Fun to read. My first car was an MG Midget, a little older than this, a 1970 model. It was British Racing Green trimmed in Iowa rust. The car was great fun, and it at least felt like it could take any corner in town at about 50.
My MG was in poor shape when I got it, and I learned a lot about working on cars with it. It was a simple car and actually very reliable once I had gone through it. It was probably only marginally safe on the highway, and not much better around other cars in town (almost everything on the road was or seemed much larger). I always thought it was a little optimistic that MG’s slogan once was “Safety Fast!”.
The advertising for the later MG Midgets emphasized fun in some interesting ways, this was the cover of a sales brochure…
Back in the 1960’s my friend had a AH Sprite mk1. Fun car! Now I own a
1990 Miata. No way would I go back to these.
HORRIBLE!!! Much worse to do anything on these with the Triumph engine.
Triumph engine had been decontented. We had a pile of warranty engines out back of the dealer.
Tended to run hot; BL fix was to replace temp gauge with one recalibrated + without numbers. This was a capillary tube gauge that required dash disassembly & careful installation, to not damage the tube. Warranty didn’t pay much labor for anything.
Another recall was to put in another coolant catch tank on the original catch tank.
Installing most radios in the hole provided meant planishing the bulkhead to make room.
There’s a lot more. I’ll finish by saying that we had to stop what we were doing & go push the BL products off the trucks & into the storage lot. It made me wonder what it took to get them onto the trucks.
CC effect – I just saw one this morning. It was nice and shiny and being driven by an older guy. First one I had seen in motion outside a car show in several years.
I actually owned one briefly in the mid 90s. My neighbor had moved up to an RX-7 and sold me his non-running Midget for $300. I never got it running (no time due to my work schedule) but about a year later I mentioned it to my Ford dealer and he gave me $700 for it. One of the few times I made a profit.
Owned a lot of MGBs and MGB-GTs, and 1 Bugeye (more or less an earlier version of the Midget, later versions were badge-engineered), but never an actual Midget. The “B” has a completely different and much more sophisticated and stronger unibody. The Midget is so small, light and crude it’s unsafe in comparison, whereas the very strong MGB body fares quite well in accidents for it’s size and weight and the era in which it was built. I drove a new Midget that a girlfriend was looking at in ’70 and it was truly like wearing the car, quite fun, at least for those that fit in. I didn’t but she was skinny so fit well . She ended up with a Fiat 850 Spider at my recommendation,that turned out to be a lot of fun also but proved fragile after a few years..

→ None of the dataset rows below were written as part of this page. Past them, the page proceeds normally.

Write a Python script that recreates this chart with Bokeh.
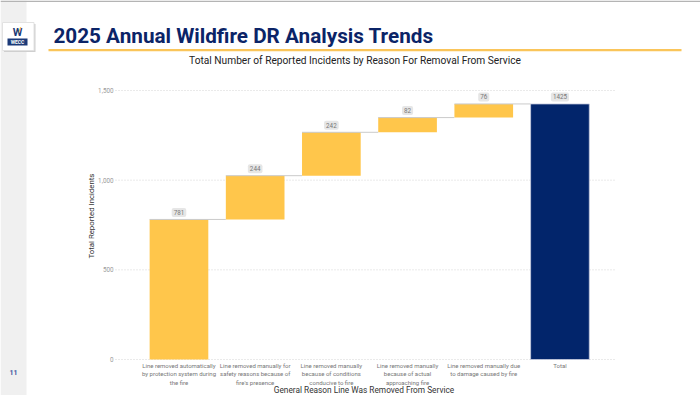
from bokeh.plotting import figure
from bokeh.models import Range1d
from bokeh.embed import file_html
from bokeh.resources import INLINE
from bokeh.core.properties import value

# ---------------- data ----------------
categories = [
    "Line removed automatically\nby protection system during\nthe fire",
    "Line removed manually for\nsafety reasons because of\nfire's presence",
    "Line removed manually\nbecause of conditions\nconducive to fire",
    "Line removed manually\nbecause of actual\napproaching fire",
    "Line removed manually due\nto damage caused by fire",
    "Total",
]
increments = [781, 244, 242, 82, 76]
total_value = 1425
y_ticks = [0, 500, 1000, 1500]
y_tick_labels = ["0", "500", "1,000", "1,500"]

title_text = "2025 Annual Wildfire DR Analysis Trends"
subtitle_text = "Total Number of Reported Incidents by Reason For Removal From Service"
x_title = "General Reason Line Was Removed From Service"
y_title = "Total Reported Incidents"
page_number = "11"

# ---------------- derived values ----------------
bottoms, tops = [], []
run = 0
for v in increments:
    bottoms.append(run)
    run += v
    tops.append(run)
xs_inc = list(range(len(increments)))
x_total = len(increments)
all_x = xs_inc + [x_total]
all_top = tops + [total_value]
all_txt = [str(v) for v in increments] + [str(total_value)]

# ---------------- layout / style ----------------
YELLOW = "#FFC64B"
NAVY = "#02256B"
FONT = value("Roboto")

W, H = 700, 395
# chart plot box in page pixels and its data extent
PL, PR, PT, PB = 115, 615, 90, 359
X_MIN, X_MAX = -0.833, 5.729
Y_MIN, Y_MAX = 0, 1500
kx = (X_MAX - X_MIN) / (PR - PL)
ky = (Y_MAX - Y_MIN) / (PB - PT)
x_range = Range1d(X_MIN - PL * kx, X_MAX + (W - PR) * kx)
y_range = Range1d(Y_MIN - (H - PB) * ky, Y_MAX + PT * ky)

p = figure(width=W, height=H, output_backend="svg", toolbar_location=None,
           x_range=x_range, y_range=y_range,
           x_axis_location=None, y_axis_location=None,
           min_border=0, min_border_left=0, min_border_right=0,
           min_border_top=0, min_border_bottom=0)
p.extra_x_ranges = {"px": Range1d(0, W)}
p.extra_y_ranges = {"px": Range1d(H, 0)}
p.outline_line_color = None
p.background_fill_color = "white"
p.border_fill_color = "white"
p.grid.visible = False

PX = dict(x_range_name="px", y_range_name="px")

# ---------- slide decorations ----------
p.quad(left=[0], right=[26], top=[0], bottom=[H], fill_color="#f0f0f0", line_color=None, **PX)
p.quad(left=[0], right=[W], top=[0], bottom=[1.5], fill_color="#b4b4b4", line_color=None, **PX)
p.quad(left=[48], right=[681], top=[48.5], bottom=[50.8], fill_color="#FAC55A", line_color=None, **PX)
# logo (shadow + box)
p.quad(left=[3.5], right=[35], top=[23.5], bottom=[51.5], fill_color="#cfcfcf", line_color=None, **PX)
p.quad(left=[2], right=[33.5], top=[22], bottom=[50], fill_color="white", line_color="#e2e2e2", **PX)
p.quad(left=[7], right=[27], top=[38], bottom=[45], fill_color="#1c3a78", line_color=None, **PX)
p.text(x=[17], y=[31.5], text=["W"], text_align="center", text_baseline="middle",
       text_font=FONT, text_font_style="bold", text_font_size="11px", text_color="#1c3a78", **PX)
p.text(x=[19.5], y=[29], text=["/"], text_align="center", text_baseline="middle",
       text_font=FONT, text_font_style="bold", text_font_size="8px", text_color="#F5B731", **PX)
p.text(x=[17], y=[41.7], text=["WECC"], text_align="center", text_baseline="middle",
       text_font=FONT, text_font_style="bold", text_font_size="5px", text_color="white", **PX)

p.text(x=[53], y=[35.5], text=[title_text], text_align="left", text_baseline="middle",
       text_font=FONT, text_font_style="bold", text_font_size="20.7px", text_color="#0B2467", **PX)
p.text(x=[354.5], y=[60], text=[subtitle_text], text_align="center", text_baseline="middle",
       text_font=FONT, text_font_size="10.2px", text_color="#222222", **PX)
p.text(x=[13], y=[372], text=[page_number], text_align="center", text_baseline="middle",
       text_font=FONT, text_font_style="bold", text_font_size="7px", text_color="#3f58a0", **PX)

# ---------- chart: grid + y tick labels ----------
p.segment(x0=[X_MIN] * len(y_ticks), x1=[X_MAX] * len(y_ticks), y0=y_ticks, y1=y_ticks,
          line_color="#d4d4d4", line_width=1, line_dash="1 2")
p.text(x=[X_MIN] * len(y_ticks), y=y_ticks, text=y_tick_labels, x_offset=-2,
       text_align="right", text_baseline="middle", text_font=FONT,
       text_font_size="6.3px", text_color="#9a9a9a")

# ---------- bars ----------
bw = 0.77
p.vbar(x=xs_inc, width=bw, bottom=bottoms, top=tops, fill_color=YELLOW, line_color=None)
p.vbar(x=[x_total], width=bw, bottom=[0], top=[total_value], fill_color=NAVY,
       line_color="#c8cde0", line_width=0.8)

# connectors
cx0 = [x - bw / 2 for x in xs_inc]
cx1 = [x + 1 - bw / 2 for x in xs_inc]
p.segment(x0=cx0, y0=tops, x1=cx1, y1=tops, line_color="#cacaca", line_width=1)

# value labels
p.text(x=all_x, y=all_top, text=all_txt, y_offset=-7, text_align="center", text_baseline="middle",
       text_font=FONT, text_font_size="6.3px", text_color="#777777",
       background_fill_color="#e6e6e6", border_radius=2, padding=2)

# x category labels
p.text(x=all_x, y=[Y_MIN] * len(all_x), text=categories, y_offset=2.5,
       text_align="center", text_baseline="top", text_font=FONT, text_font_size="6px",
       text_color="#777777", text_line_height=1.2)

# axis titles
p.text(x=[(X_MIN + X_MAX) / 2 - 0.02], y=[Y_MIN], text=[x_title], y_offset=30.5,
       text_align="center", text_baseline="middle", text_font=FONT, text_font_size="8.3px",
       text_color="#333333")
p.text(x=[X_MIN], y=[(Y_MIN + Y_MAX) / 2 + 50], text=[y_title], x_offset=-24, angle=1.5708,
       text_align="center", text_baseline="middle", text_font=FONT, text_font_size="7.8px",
       text_color="#333333")

open("out.html", "w").write(file_html(p, INLINE))
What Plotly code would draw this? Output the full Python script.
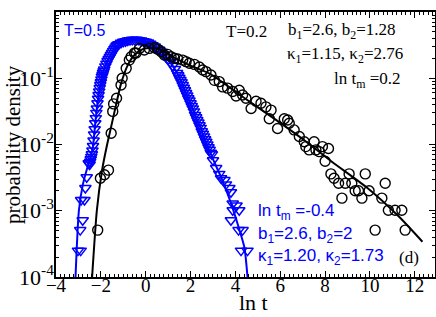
import plotly.graph_objects as go

# ---------------- data ----------------
# T = 0.2 : black open circles
black_x = [-2.14, -2.02, -1.84, -1.66, -1.54, -1.47, -1.43, -1.30, -1.10, -1.05,
           -0.87, -0.73, -0.65, -0.50, -0.43, -0.28, -0.06, 0.16, 0.39, 0.53,
           0.69, 0.83, 0.98, 1.13, 1.28, 1.43, 1.65, 1.80, 1.95, 2.17,
           2.39, 2.54, 2.69, 2.91, 3.06, 3.28, 3.43, 3.65, 3.88, 4.03,
           4.17, 4.32, 4.47, 4.70, 4.92, 5.14, 5.36, 5.51, 5.59, 5.88,
           6.18, 6.33, 6.40, 6.62, 6.85, 7.07, 7.14, 7.29, 7.51, 7.59,
           7.74, 7.88, 8.00, 8.15, 8.26, 8.40, 8.60, 8.75, 8.90, 9.07,
           9.19, 9.34, 9.49, 9.64, 9.79, 9.96, 10.23, 10.53, 10.68, 10.82,
           11.12, 11.42, 11.57]
black_y = [0.00051, 0.0031, 0.0035, 0.0041, 0.0148, 0.0316, 0.041, 0.050, 0.079, 0.100,
           0.141, 0.188, 0.211, 0.240, 0.240, 0.282, 0.267, 0.282, 0.288, 0.275,
           0.251, 0.224, 0.229, 0.211, 0.200, 0.195, 0.188, 0.178, 0.168, 0.162,
           0.148, 0.133, 0.126, 0.112, 0.093, 0.089, 0.074, 0.071, 0.063, 0.054,
           0.066, 0.056, 0.050, 0.035, 0.045, 0.042, 0.037, 0.0245, 0.033, 0.0174,
           0.0245, 0.0234, 0.0209, 0.0166, 0.0132, 0.0110, 0.0093, 0.0083, 0.0110, 0.0083,
           0.0078, 0.0093, 0.0056, 0.0087, 0.0036, 0.0031, 0.0026, 0.00155, 0.0026, 0.0036,
           0.0026, 0.0020, 0.0020, 0.00155, 0.0036, 0.0020, 0.00051, 0.00155, 0.0026, 0.00102,
           0.00102, 0.00102, 0.00051]

# T = 0.2 : black fitted curve
black_fit_x = [-2.39, -2.18, -1.95, -1.72, -1.50, -1.32, -1.10, -0.80, -0.50, -0.13,
               0.30, 0.61, 1.20, 1.95, 2.85, 4.32, 5.81, 7.29, 8.33, 9.82, 11.30, 12.34]
black_fit_y = [1e-4, 1e-3, 0.0040, 0.010, 0.0214, 0.040, 0.083, 0.158, 0.224, 0.275,
               0.285, 0.275, 0.211, 0.158, 0.117, 0.0525, 0.0235, 0.0102, 0.0054, 0.0023,
               0.00081, 0.00034]

# T = 0.5 : blue open down-triangles
blue_x = [-3.02, -2.90, -2.92, -2.81, -2.88, -2.73, -2.69, -2.63, -2.54,
          -2.50, -2.475, -2.45, -2.425, -2.40, -2.375, -2.35, -2.325, -2.30, -2.275,
          -2.25, -2.225, -2.20, -2.175, -2.15, -2.125, -2.10, -2.075, -2.05, -2.025,
          -2.00, -1.975, -1.95, -1.925, -1.90, -1.875, -1.85, -1.80, -1.75, -1.70,
          -1.65, -1.60, -1.55, -1.50, -1.45, -1.40, -1.35, -1.30, -1.25, -1.20,
          -1.10, -1.00, -0.90, -0.80, -0.70, -0.60, -0.50, -0.40, -0.30, -0.20,
          -0.10, 0.00, 0.10, 0.20, 0.30, 0.40, 0.50, 0.60, 0.70, 0.80,
          0.90, 1.00, 1.10, 1.20, 1.30, 1.40, 1.45, 1.50, 1.55, 1.60,
          1.65, 1.70, 1.75, 1.80, 1.85, 1.90, 1.95, 2.00, 2.05, 2.10,
          2.15, 2.20, 2.25, 2.30, 2.35, 2.40, 2.45, 2.50, 2.55, 2.60,
          2.65, 2.70, 2.75, 2.80, 2.85, 2.90, 2.95, 3.00,
          3.14, 3.28, 3.36, 3.51, 3.58, 3.73, 3.80, 3.88, 4.05, 3.88,
          4.17, 3.80, 4.14, 4.32, 4.25, 4.54]
blue_y = [0.00025, 0.00025, 0.00051, 0.00072, 0.00145, 0.00145, 0.0022, 0.0032, 0.0052,
          0.0050, 0.0055, 0.0060, 0.0065, 0.0071, 0.0081, 0.0095, 0.0115, 0.0141, 0.017,
          0.0209, 0.025, 0.030, 0.035, 0.042, 0.049, 0.056, 0.063, 0.071, 0.079,
          0.087, 0.096, 0.105, 0.112, 0.120, 0.127, 0.135, 0.151, 0.166, 0.182,
          0.195, 0.209, 0.224, 0.240, 0.257, 0.275, 0.292, 0.309, 0.320, 0.327,
          0.343, 0.355, 0.363, 0.372, 0.376, 0.380, 0.380, 0.380, 0.376, 0.372,
          0.363, 0.355, 0.347, 0.331, 0.316, 0.302, 0.282, 0.269, 0.251, 0.229,
          0.209, 0.191, 0.174, 0.155, 0.138, 0.120, 0.111, 0.102, 0.094, 0.087,
          0.079, 0.072, 0.066, 0.060, 0.055, 0.050, 0.046, 0.042, 0.038, 0.035,
          0.0316, 0.028, 0.0257, 0.0234, 0.0214, 0.0195, 0.0178, 0.0158, 0.0145, 0.0132,
          0.0120, 0.0110, 0.0100, 0.0091, 0.0083, 0.0075, 0.0071, 0.0058,
          0.0044, 0.0036, 0.0031, 0.0029, 0.0025, 0.0022, 0.0019, 0.00129, 0.0012, 0.00102,
          0.00102, 0.00072, 0.00051, 0.00051, 0.00025, 0.00025]

# T = 0.5 : blue fitted curve
blue_fit_x = [-3.13, -2.98, -2.80, -2.60, -2.45, -2.35, -2.25, -2.15, -2.00, -1.80,
              -1.50, -1.20, -0.90, -0.50, -0.20, 0.20, 0.60, 1.00, 1.40, 1.80,
              2.20, 2.60, 3.00, 3.40, 3.80, 4.10, 4.40, 4.54]
blue_fit_y = [1e-4, 1e-3, 0.0025, 0.0045, 0.0065, 0.0095, 0.021, 0.042, 0.087, 0.151,
              0.240, 0.327, 0.363, 0.380, 0.372, 0.331, 0.269, 0.191, 0.120, 0.060,
              0.028, 0.0132, 0.0060, 0.0030, 0.0013, 0.00063, 0.00028, 1e-4]

y_tick_vals = [1e-4, 1e-3, 1e-2, 1e-1, 1e0]
y_tick_text = ["10<sup>-4</sup>", "10<sup>-3</sup>", "10<sup>-2</sup>",
               "10<sup>-1</sup>", "10<sup>0</sup>"]
x_tick_vals = [-4, -2, 0, 2, 4, 6, 8, 10, 12]

BLUE = "#0000ff"
SERIF = "Times New Roman"
SANS = "Liberation Sans"

fig = go.Figure()
fig.add_trace(go.Scatter(x=blue_x, y=blue_y, mode="markers",
                         marker=dict(symbol="triangle-down-open", size=10,
                                     color=BLUE, line=dict(width=1.5, color=BLUE)),
                         showlegend=False))
fig.add_trace(go.Scatter(x=blue_fit_x, y=blue_fit_y, mode="lines",
                         line=dict(color=BLUE, width=2, shape="spline", smoothing=0.6),
                         showlegend=False))
fig.add_trace(go.Scatter(x=black_x, y=black_y, mode="markers",
                         marker=dict(symbol="circle-open", size=10,
                                     color="black", line=dict(width=1.4, color="black")),
                         showlegend=False))
fig.add_trace(go.Scatter(x=black_fit_x, y=black_fit_y, mode="lines",
                         line=dict(color="black", width=2, shape="spline", smoothing=0.6),
                         showlegend=False))

minor_y = [m * 10 ** d for d in range(-4, 0) for m in range(2, 10)]

fig.update_xaxes(range=[-4, 12.9], tickvals=x_tick_vals, ticks="inside", ticklen=6,
                 tickwidth=1.2, tickcolor="black", automargin=False,
                 ticklabelstandoff=-10,
                 showline=True, linecolor="black", linewidth=1.5, mirror="allticks",
                 showgrid=False, zeroline=False,
                 minor=dict(dtick=0.2, tick0=0, ticks="inside", ticklen=3,
                            tickcolor="black", tickwidth=1, showgrid=False),
                 tickfont=dict(family=SERIF, size=19, color="black"))
fig.update_yaxes(type="log", range=[-4, 0], tickvals=y_tick_vals, ticktext=y_tick_text,
                 ticks="inside", ticklen=6, tickwidth=1.2, tickcolor="black",
                 automargin=False, ticklabelstandoff=-4,
                 showline=True, linecolor="black", linewidth=1.5, mirror="allticks",
                 showgrid=False, zeroline=False,
                 minor=dict(tickvals=minor_y, ticks="inside", ticklen=3,
                            tickcolor="black", tickwidth=1, showgrid=False),
                 tickfont=dict(family=SERIF, size=22, color="black"))

def ann(text, x, y, color="black", family=SERIF, size=17, xanchor="left", angle=0):
    fig.add_annotation(text=text, x=x, y=y, xref="paper", yref="paper",
                       xanchor=xanchor, yanchor="middle", showarrow=False,
                       textangle=angle, borderpad=0,
                       font=dict(family=family, size=size, color=color))

# axis titles
ann("ln t", 0.52, -0.098, "black", SERIF, 22, "center")
ann("probability density", -0.115, 0.50, "black", SERIF, 21, "center", -90)

ann("T=0.5", 0.018, 0.932, BLUE, SANS, 16)
ann("T=0.2", 0.446, 0.928)
ann("b<sub>1</sub>=2.6, b<sub>2</sub>=1.28", 0.609, 0.928)
ann("κ<sub>1</sub>=1.15, κ<sub>2</sub>=2.76", 0.607, 0.838)
ann("ln t<sub>m</sub> =0.2", 0.731, 0.743)
ann("ln t<sub>m</sub> =-0.4", 0.530, 0.245, BLUE, SANS, 17)
ann("b<sub>1</sub>=2.6, b<sub>2</sub>=2", 0.530, 0.158, BLUE, SANS, 17)
ann("κ<sub>1</sub>=1.20, κ<sub>2</sub>=1.73", 0.530, 0.0755, BLUE, SANS, 17)
ann("(d)", 0.902, 0.072, "black", SERIF, 17)

fig.update_layout(width=436, height=317,
                  margin=dict(l=56, r=1, t=12, b=40),
                  paper_bgcolor="white", plot_bgcolor="white",
                  font=dict(family=SERIF),
                  showlegend=False)

fig.write_html("out.html", config={"displayModeBar": False},
               post_script="document.body.style.margin='0px';document.body.style.padding='0px';")
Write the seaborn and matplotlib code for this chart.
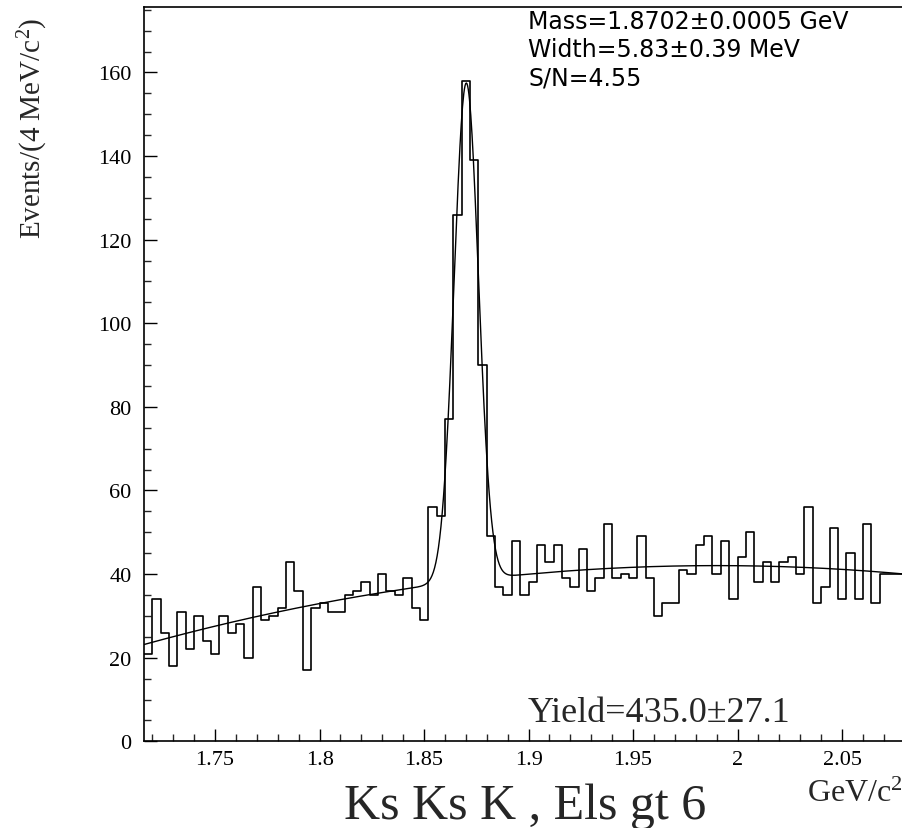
import numpy as np
import pandas as pd
import matplotlib
matplotlib.use("Agg")
import matplotlib.pyplot as plt
import seaborn as sns
from matplotlib.ticker import MultipleLocator

# ---------------- data ----------------
bin_low = 1.716          # GeV/c^2, left edge of first bin
bin_width = 0.004        # 4 MeV/c^2
counts = [21, 34, 26, 18, 31, 22, 30, 24, 21, 30, 26, 28, 20, 37, 29, 30, 32, 43, 36, 17,
          32, 33, 31, 31, 35, 36, 38, 35, 40, 36, 35, 39, 32, 29, 56, 54, 77, 126, 158, 139,
          90, 49, 37, 35, 48, 35, 38, 47, 43, 47, 39, 37, 46, 36, 39, 52, 39, 40, 39, 49,
          39, 30, 33, 33, 41, 40, 47, 49, 40, 48, 34, 44, 50, 38, 43, 38, 43, 44, 40, 56,
          33, 37, 51, 34, 45, 34, 52, 33, 40, 40, 40]

# fit parameters
fit_mass = 1.8702        # GeV
fit_sigma = 0.00583      # GeV
fit_yield = 435.0
bg_ref = 1.72
bg_coef = [23.7, 135.75, -251.3]   # quadratic background

x_ticks = [1.75, 1.8, 1.85, 1.9, 1.95, 2.0, 2.05]
x_ticklabels = ["1.75", "1.8", "1.85", "1.9", "1.95", "2", "2.05"]
y_ticks = [0, 20, 40, 60, 80, 100, 120, 140, 160]

stats_lines = ["Mass=1.8702\u00b10.0005 GeV", "Width=5.83\u00b10.39 MeV", "S/N=4.55"]
yield_text = "Yield=435.0\u00b127.1"
title_text = "Ks Ks K , Els gt 6"

# ---------------- build frames ----------------
nb = len(counts)
edges = bin_low + bin_width * np.arange(nb + 1)
centers = 0.5 * (edges[:-1] + edges[1:])
hist_df = pd.DataFrame({"mass": centers, "n": np.array(counts, dtype=float)})

xf = np.linspace(edges[0], edges[-1], 1200)
t = xf - bg_ref
bg = bg_coef[0] + bg_coef[1] * t + bg_coef[2] * t ** 2
amp = fit_yield * bin_width / (np.sqrt(2 * np.pi) * fit_sigma)
fit = bg + amp * np.exp(-0.5 * ((xf - fit_mass) / fit_sigma) ** 2)
fit_df = pd.DataFrame({"mass": xf, "fit": fit})

# ---------------- plot ----------------
sns.set_theme(style="ticks")
plt.rcParams["font.family"] = ["Liberation Serif", "DejaVu Serif"]
plt.rcParams["mathtext.fontset"] = "custom"
plt.rcParams["mathtext.rm"] = "Liberation Serif"
plt.rcParams["mathtext.it"] = "Liberation Serif"

W, H = 903, 829
fig = plt.figure(figsize=(W / 100, H / 100), dpi=100)
x0px, x1px = 144.0, 144.0 + 0.364 * 2090
ybot, ytop = 742.3, 8.0
ax = fig.add_axes([x0px / W, 1 - ybot / H, (x1px - x0px) / W, (ybot - ytop) / H])

sns.histplot(data=hist_df, x="mass", weights="n", binwidth=bin_width,
             binrange=(float(edges[0]), float(edges[-1])), element="step",
             fill=False, color="black", linewidth=1.2, ax=ax)
sns.lineplot(data=fit_df, x="mass", y="fit", color="black", linewidth=1.0, ax=ax)

ax.set_xlim(edges[0], edges[-1])
ax.set_ylim(0, (ybot - ytop) / 4.18)
ax.set_xlabel("")
ax.set_ylabel("")

ax.set_xticks(x_ticks)
ax.set_xticklabels(x_ticklabels)
ax.set_yticks(y_ticks)
ax.xaxis.set_minor_locator(MultipleLocator(0.01))
ax.yaxis.set_minor_locator(MultipleLocator(5))
ax.tick_params(axis="both", which="major", direction="in", length=9, width=1.0,
               labelsize=16, colors="black")
ax.tick_params(axis="both", which="minor", direction="in", length=5, width=1.0)
ax.tick_params(axis="x", which="major", pad=6)
ax.tick_params(axis="y", which="major", pad=9)
for s in ["left", "bottom", "top"]:
    ax.spines[s].set_visible(True)
    ax.spines[s].set_linewidth(1.2)
    ax.spines[s].set_color("black")
ax.spines["right"].set_visible(False)

# y label
fig.text(33 / W, 1 - 128 / H, "Events/(4 MeV/c$^{2}$)", rotation=90, ha="center",
         va="center", fontsize=21)
# x unit label
fig.text(903 / W, 1 - 802 / H, "GeV/c$^{2}$", ha="right", va="baseline", fontsize=23)
# title
fig.text(525 / W, 1 - 819 / H, title_text, ha="center", va="baseline", fontsize=36)
# yield
fig.text(528 / W, 1 - 722 / H, yield_text, ha="left", va="baseline", fontsize=26)
# stats box text
for i, line in enumerate(stats_lines):
    fig.text(528 / W, 1 - (22 + 28 * i) / H, line, ha="left", va="center",
             fontsize=17, family="DejaVu Sans", color="black")

fig.savefig("out.png", dpi=100)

I’ve never graced a Midget with my presence, but 5’11” me and my 6’2″ mate Alex fit comfortably in his Spitfire IV. Shoulder room is tight, but plenty of legroom
Much happier in our 95M. But then again, the engineering and design had the benefit of learning from products created 25 years earlier.
Sadly, the reason the MG Midget was never replaced was down to Lord Donald Stokes. He planned MG’s demise from the moment he took over BLMC.
A joint replacement for the Triumph Spitfire / MG Midget / Austin-Healey Sprite, was proposed by Italian maestro Giovanni Michelotti in the 70’s.
The design was later productionised as the Reliant Scimitar SS1. It even has Pop Up, Frog Eye headlights like the Mark 1 Sprite.
It would probably have been fitted with the 1953 Standard SC4, which started at 803cc, and finished up at 1493cc.
https://en.wikipedia.org/wiki/Standard_SC_engine
For those of you who like modifying, in the old Triumph World magazine, a lad fitted a bored out 1660cc version of the engine, fitted with a fast road Cam, and Twin Weber Carburettors to his Triumph Courier Van (based on the Herald).
Can’t remember how much bhp / torque it made, but with its already low weight, it flew.
He could have put a 1998cc Straight 6, in as used in the Vitesse / GT6, but didn’t want to add the extra weight.